▸ The problem: Write out each line that follows exactly as it stands, without the pictures.
--- START OF Extracted material ---
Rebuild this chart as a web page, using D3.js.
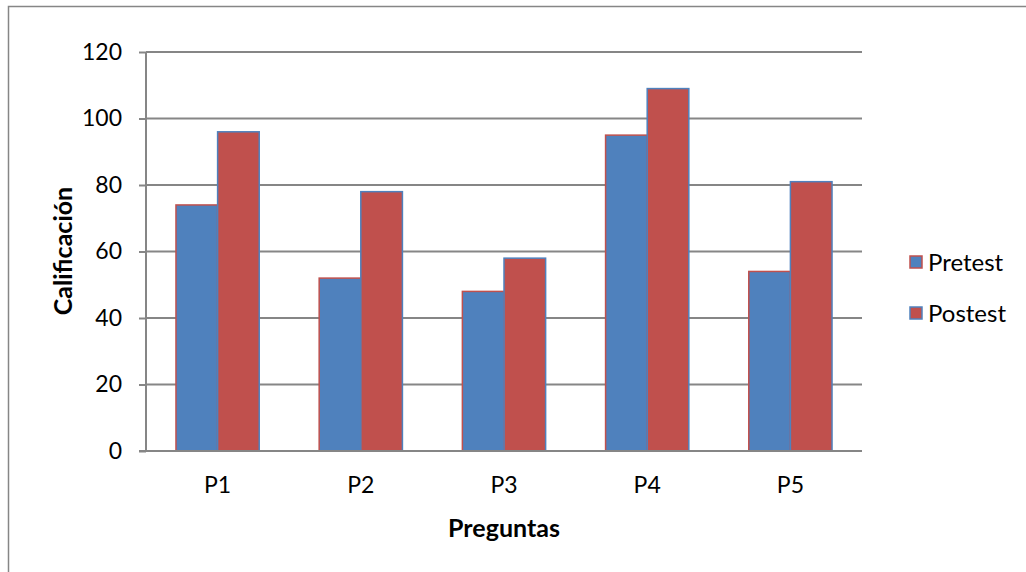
<!DOCTYPE html>
<html>
<head>
<meta charset="utf-8">
<script src="https://cdn.jsdelivr.net/npm/d3@7"></script>
<style>
  body { margin: 0; background: #fff; }
  svg { display: block; font-family: Lato, "Open Sans", sans-serif; }
</style>
</head>
<body>
<div id="chart"></div>
<script>
// Chart data
const categories = ["P1", "P2", "P3", "P4", "P5"];
const pretest = [74, 52, 48, 95, 54];
const postest = [96, 78, 58, 109, 81];
const seriesNames = ["Pretest", "Postest"];
const yTicks = [0, 20, 40, 60, 80, 100, 120];

const width = 1026, height = 572;
const margin = { left: 146, right: 164, top: 52, bottom: 121 };
const innerW = width - margin.left - margin.right;
const innerH = height - margin.top - margin.bottom;

const blue = "#4F81BD", red = "#C0504D", grey = "#868686";
const fills = [blue, red];
const strokes = [red, blue];

const svg = d3.select("#chart").append("svg")
  .attr("width", width).attr("height", height);

// outer chart border
svg.append("rect")
  .attr("x", 8.5).attr("y", 6.5)
  .attr("width", 1030).attr("height", 580)
  .attr("fill", "none").attr("stroke", grey).attr("stroke-width", 1.5);

const g = svg.append("g").attr("transform", `translate(${margin.left},${margin.top})`);

const x = d3.scaleBand().domain(categories).range([0, innerW]).paddingInner(0).paddingOuter(0);
const x1 = d3.scaleBand().domain(seriesNames).range([0, x.bandwidth()]).paddingInner(0).paddingOuter(0.72);
const y = d3.scaleLinear().domain([0, 120]).range([innerH, 0]);

// gridlines
g.selectAll(".grid")
  .data(yTicks.filter(d => d > 0))
  .join("line")
  .attr("x1", 0).attr("x2", innerW)
  .attr("y1", d => y(d)).attr("y2", d => y(d))
  .attr("stroke", grey).attr("stroke-width", 2);

// bars
const rows = categories.map((c, i) => ({ cat: c, vals: [pretest[i], postest[i]] }));
const groups = g.selectAll(".cat")
  .data(rows)
  .join("g")
  .attr("transform", d => `translate(${x(d.cat)},0)`);

groups.selectAll("rect")
  .data(d => d.vals.map((v, j) => ({ name: seriesNames[j], v, j })))
  .join("rect")
  .attr("x", d => x1(d.name))
  .attr("y", d => y(d.v))
  .attr("width", x1.bandwidth())
  .attr("height", d => innerH - y(d.v))
  .attr("fill", d => fills[d.j])
  .attr("stroke", d => strokes[d.j])
  .attr("stroke-width", 1.5);

// y axis
const yAxis = g.append("g")
  .call(d3.axisLeft(y).tickValues(yTicks).tickSize(7).tickPadding(17));
yAxis.select(".domain").attr("stroke", grey).attr("stroke-width", 2).attr("d", `M0,${innerH}V0`);
yAxis.selectAll(".tick line").attr("stroke", grey).attr("stroke-width", 2);
yAxis.selectAll(".tick text").attr("fill", "#000").style("font-size", "23px")
  .style("font-family", "Lato, sans-serif");

// x axis
const xAxis = g.append("g")
  .attr("transform", `translate(0,${innerH})`)
  .call(d3.axisBottom(x).tickSize(0).tickPadding(26));
xAxis.select(".domain").attr("stroke", grey).attr("stroke-width", 2).attr("d", `M-7,0H${innerW}`);
xAxis.selectAll(".tick text").attr("fill", "#000").style("font-size", "23px")
  .style("font-family", "Lato, sans-serif");

// axis titles
svg.append("text")
  .attr("x", margin.left + innerW / 2)
  .attr("y", 537)
  .attr("text-anchor", "middle")
  .style("font-size", "25px").style("font-weight", "bold")
  .text("Preguntas");

svg.append("text")
  .attr("transform", "translate(72,251) rotate(-90)")
  .attr("text-anchor", "middle")
  .style("font-size", "25px").style("font-weight", "bold")
  .text("Calificación");

// legend
const legend = svg.append("g").attr("transform", "translate(910,262)");
const items = legend.selectAll("g")
  .data(seriesNames)
  .join("g")
  .attr("transform", (d, i) => `translate(0,${i * 51})`);
items.append("rect")
  .attr("x", 0).attr("y", -6)
  .attr("width", 12).attr("height", 12)
  .attr("fill", (d, i) => fills[i])
  .attr("stroke", (d, i) => strokes[i])
  .attr("stroke-width", 1.5);
items.append("text")
  .attr("x", 18).attr("y", 0)
  .attr("dy", "0.36em")
  .style("font-size", "24px")
  .text(d => d);
</script>
</body>
</html>
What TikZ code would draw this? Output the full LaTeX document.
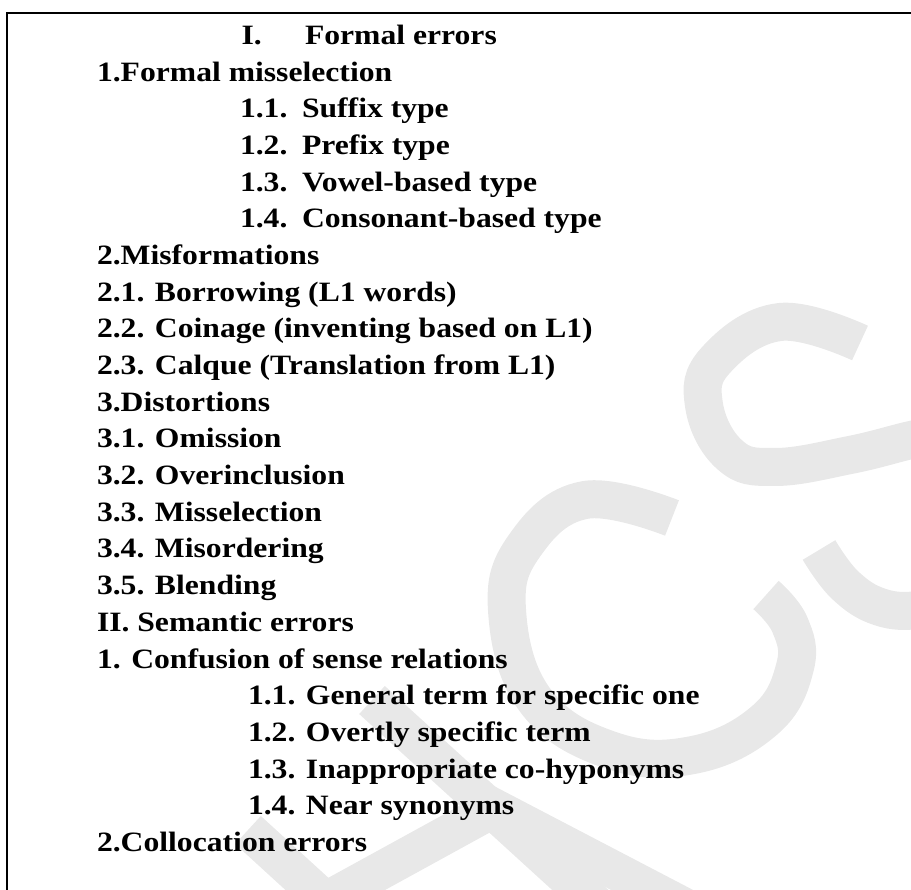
\documentclass[tikz,border=0pt]{standalone}
\usepackage{fontspec}
\setmainfont{Liberation Serif}[FakeStretch=1.13]
\begin{document}
\begin{tikzpicture}[x=1pt,y=-1pt,
  entry/.style={anchor=base west,inner sep=0pt,outer sep=0pt,
    font=\fontsize{28}{36}\selectfont\bfseries},
  wm/.style={draw=black!9,line width=38pt},
  frame/.style={draw=black,line width=2pt}]
\useasboundingbox (0,0) rectangle (911,890);
\clip (0,0) rectangle (911,890);

% light background mark
\draw[wm] plot[smooth,tension=0.7] coordinates
  {(672,518) (585,500) (525,545) (507,610) (535,700) (610,750)
   (693,755) (765,720) (795,667) (790,625) (766,595)};
\draw[wm] plot[smooth,tension=0.7] coordinates
  {(860,343) (780,322) (716,360) (704,405) (730,455) (775,467)
   (850,455) (911,440) (950,432)};
\draw[wm] plot[smooth,tension=0.7] coordinates
  {(819,550) (845,585) (880,607) (920,610) (960,600)};
\draw[wm] (372,700) -- (610,917);
\draw[wm] (248,830) -- (330,905);
\draw[wm] (300,915) -- (495,808) -- (700,915);

% outer frame
\draw[frame] (6.5,13) rectangle (930,910);

% section I
\node[entry] (n0) at (241.5,44.5) {I.};
\node[entry] (t0) at (305,44.5) {Formal errors};
\node[entry] (l1) at (97,81.2) {1.Formal misselection};
\node[entry] (n2) at (240,117.9) {1.1.};
\node[entry] (t2) at (302,117.9) {Suffix type};
\node[entry] (n3) at (240,154.5) {1.2.};
\node[entry] (t3) at (302,154.5) {Prefix type};
\node[entry] (n4) at (240,191.2) {1.3.};
\node[entry] (t4) at (302,191.2) {Vowel-based type};
\node[entry] (n5) at (240,227.9) {1.4.};
\node[entry] (t5) at (302,227.9) {Consonant-based type};
\node[entry] (l6) at (97,264.6) {2.Misformations};
\node[entry] (l7) at (97,301.3) {2.1. Borrowing (L1 words)};
\node[entry] (l8) at (97,337.9) {2.2. Coinage (inventing based on L1)};
\node[entry] (l9) at (97,374.6) {2.3. Calque (Translation from L1)};
\node[entry] (l10) at (97,411.3) {3.Distortions};
\node[entry] (l11) at (97,448.0) {3.1. Omission};
\node[entry] (l12) at (97,484.6) {3.2. Overinclusion};
\node[entry] (l13) at (97,521.3) {3.3. Misselection};
\node[entry] (l14) at (97,558.0) {3.4. Misordering};
\node[entry] (l15) at (97,594.7) {3.5. Blending};

% section II
\node[entry] (l16) at (97,631.4) {II. Semantic errors};
\node[entry] (l17) at (97,668.0) {1. Confusion of sense relations};
\node[entry] (l18) at (248,704.7) {1.1. General term for specific one};
\node[entry] (l19) at (248,741.4) {1.2. Overtly specific term};
\node[entry] (l20) at (248,778.1) {1.3. Inappropriate co-hyponyms};
\node[entry] (l21) at (248,814.7) {1.4. Near synonyms};
\node[entry] (l22) at (97,851.4) {2.Collocation errors};
\end{tikzpicture}
\end{document}
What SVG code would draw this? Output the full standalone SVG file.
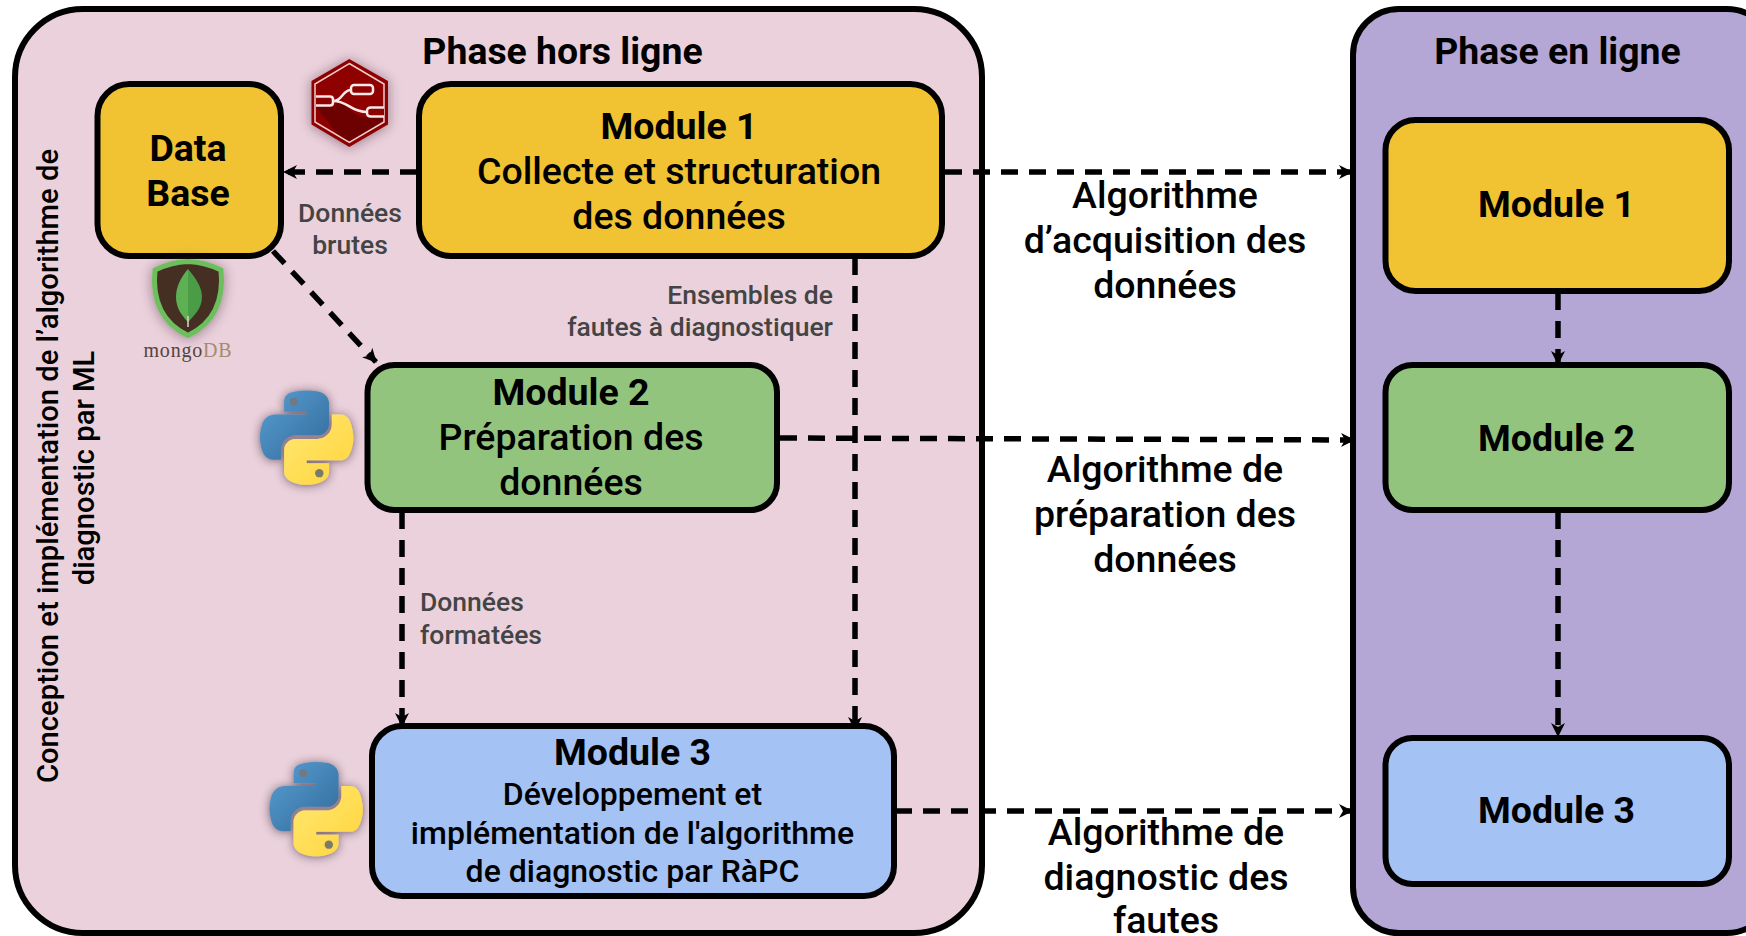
--- END OF Extracted material ---
▸ Response:
Rebuild this chart as a web page, using D3.js.
<!DOCTYPE html>
<html>
<head>
<meta charset="utf-8">
<script src="https://cdn.jsdelivr.net/npm/d3@7"></script>
<style>
  body { margin: 0; background: #fff; }
  svg { display: block; font-family: Lato, "Open Sans", sans-serif; }
</style>
</head>
<body>
<div id="chart"></div>
<script>
// Chart data
const categories = ["P1", "P2", "P3", "P4", "P5"];
const pretest = [74, 52, 48, 95, 54];
const postest = [96, 78, 58, 109, 81];
const seriesNames = ["Pretest", "Postest"];
const yTicks = [0, 20, 40, 60, 80, 100, 120];

const width = 1026, height = 572;
const margin = { left: 146, right: 164, top: 52, bottom: 121 };
const innerW = width - margin.left - margin.right;
const innerH = height - margin.top - margin.bottom;

const blue = "#4F81BD", red = "#C0504D", grey = "#868686";
const fills = [blue, red];
const strokes = [red, blue];

const svg = d3.select("#chart").append("svg")
  .attr("width", width).attr("height", height);

// outer chart border
svg.append("rect")
  .attr("x", 8.5).attr("y", 6.5)
  .attr("width", 1030).attr("height", 580)
  .attr("fill", "none").attr("stroke", grey).attr("stroke-width", 1.5);

const g = svg.append("g").attr("transform", `translate(${margin.left},${margin.top})`);

const x = d3.scaleBand().domain(categories).range([0, innerW]).paddingInner(0).paddingOuter(0);
const x1 = d3.scaleBand().domain(seriesNames).range([0, x.bandwidth()]).paddingInner(0).paddingOuter(0.72);
const y = d3.scaleLinear().domain([0, 120]).range([innerH, 0]);

// gridlines
g.selectAll(".grid")
  .data(yTicks.filter(d => d > 0))
  .join("line")
  .attr("x1", 0).attr("x2", innerW)
  .attr("y1", d => y(d)).attr("y2", d => y(d))
  .attr("stroke", grey).attr("stroke-width", 2);

// bars
const rows = categories.map((c, i) => ({ cat: c, vals: [pretest[i], postest[i]] }));
const groups = g.selectAll(".cat")
  .data(rows)
  .join("g")
  .attr("transform", d => `translate(${x(d.cat)},0)`);

groups.selectAll("rect")
  .data(d => d.vals.map((v, j) => ({ name: seriesNames[j], v, j })))
  .join("rect")
  .attr("x", d => x1(d.name))
  .attr("y", d => y(d.v))
  .attr("width", x1.bandwidth())
  .attr("height", d => innerH - y(d.v))
  .attr("fill", d => fills[d.j])
  .attr("stroke", d => strokes[d.j])
  .attr("stroke-width", 1.5);

// y axis
const yAxis = g.append("g")
  .call(d3.axisLeft(y).tickValues(yTicks).tickSize(7).tickPadding(17));
yAxis.select(".domain").attr("stroke", grey).attr("stroke-width", 2).attr("d", `M0,${innerH}V0`);
yAxis.selectAll(".tick line").attr("stroke", grey).attr("stroke-width", 2);
yAxis.selectAll(".tick text").attr("fill", "#000").style("font-size", "23px")
  .style("font-family", "Lato, sans-serif");

// x axis
const xAxis = g.append("g")
  .attr("transform", `translate(0,${innerH})`)
  .call(d3.axisBottom(x).tickSize(0).tickPadding(26));
xAxis.select(".domain").attr("stroke", grey).attr("stroke-width", 2).attr("d", `M-7,0H${innerW}`);
xAxis.selectAll(".tick text").attr("fill", "#000").style("font-size", "23px")
  .style("font-family", "Lato, sans-serif");

// axis titles
svg.append("text")
  .attr("x", margin.left + innerW / 2)
  .attr("y", 537)
  .attr("text-anchor", "middle")
  .style("font-size", "25px").style("font-weight", "bold")
  .text("Preguntas");

svg.append("text")
  .attr("transform", "translate(72,251) rotate(-90)")
  .attr("text-anchor", "middle")
  .style("font-size", "25px").style("font-weight", "bold")
  .text("Calificación");

// legend
const legend = svg.append("g").attr("transform", "translate(910,262)");
const items = legend.selectAll("g")
  .data(seriesNames)
  .join("g")
  .attr("transform", (d, i) => `translate(0,${i * 51})`);
items.append("rect")
  .attr("x", 0).attr("y", -6)
  .attr("width", 12).attr("height", 12)
  .attr("fill", (d, i) => fills[i])
  .attr("stroke", (d, i) => strokes[i])
  .attr("stroke-width", 1.5);
items.append("text")
  .attr("x", 18).attr("y", 0)
  .attr("dy", "0.36em")
  .style("font-size", "24px")
  .text(d => d);
</script>
</body>
</html>
What TikZ code would draw this? Output the full LaTeX document.
\documentclass[tikz,border=0pt]{standalone}
\usepackage{fontspec}
\setmainfont{Liberation Serif}[FakeStretch=1.13]
\begin{document}
\begin{tikzpicture}[x=1pt,y=-1pt,
  entry/.style={anchor=base west,inner sep=0pt,outer sep=0pt,
    font=\fontsize{28}{36}\selectfont\bfseries},
  wm/.style={draw=black!9,line width=38pt},
  frame/.style={draw=black,line width=2pt}]
\useasboundingbox (0,0) rectangle (911,890);
\clip (0,0) rectangle (911,890);

% light background mark
\draw[wm] plot[smooth,tension=0.7] coordinates
  {(672,518) (585,500) (525,545) (507,610) (535,700) (610,750)
   (693,755) (765,720) (795,667) (790,625) (766,595)};
\draw[wm] plot[smooth,tension=0.7] coordinates
  {(860,343) (780,322) (716,360) (704,405) (730,455) (775,467)
   (850,455) (911,440) (950,432)};
\draw[wm] plot[smooth,tension=0.7] coordinates
  {(819,550) (845,585) (880,607) (920,610) (960,600)};
\draw[wm] (372,700) -- (610,917);
\draw[wm] (248,830) -- (330,905);
\draw[wm] (300,915) -- (495,808) -- (700,915);

% outer frame
\draw[frame] (6.5,13) rectangle (930,910);

% section I
\node[entry] (n0) at (241.5,44.5) {I.};
\node[entry] (t0) at (305,44.5) {Formal errors};
\node[entry] (l1) at (97,81.2) {1.Formal misselection};
\node[entry] (n2) at (240,117.9) {1.1.};
\node[entry] (t2) at (302,117.9) {Suffix type};
\node[entry] (n3) at (240,154.5) {1.2.};
\node[entry] (t3) at (302,154.5) {Prefix type};
\node[entry] (n4) at (240,191.2) {1.3.};
\node[entry] (t4) at (302,191.2) {Vowel-based type};
\node[entry] (n5) at (240,227.9) {1.4.};
\node[entry] (t5) at (302,227.9) {Consonant-based type};
\node[entry] (l6) at (97,264.6) {2.Misformations};
\node[entry] (l7) at (97,301.3) {2.1. Borrowing (L1 words)};
\node[entry] (l8) at (97,337.9) {2.2. Coinage (inventing based on L1)};
\node[entry] (l9) at (97,374.6) {2.3. Calque (Translation from L1)};
\node[entry] (l10) at (97,411.3) {3.Distortions};
\node[entry] (l11) at (97,448.0) {3.1. Omission};
\node[entry] (l12) at (97,484.6) {3.2. Overinclusion};
\node[entry] (l13) at (97,521.3) {3.3. Misselection};
\node[entry] (l14) at (97,558.0) {3.4. Misordering};
\node[entry] (l15) at (97,594.7) {3.5. Blending};

% section II
\node[entry] (l16) at (97,631.4) {II. Semantic errors};
\node[entry] (l17) at (97,668.0) {1. Confusion of sense relations};
\node[entry] (l18) at (248,704.7) {1.1. General term for specific one};
\node[entry] (l19) at (248,741.4) {1.2. Overtly specific term};
\node[entry] (l20) at (248,778.1) {1.3. Inappropriate co-hyponyms};
\node[entry] (l21) at (248,814.7) {1.4. Near synonyms};
\node[entry] (l22) at (97,851.4) {2.Collocation errors};
\end{tikzpicture}
\end{document}
What SVG code would draw this? Output the full standalone SVG file.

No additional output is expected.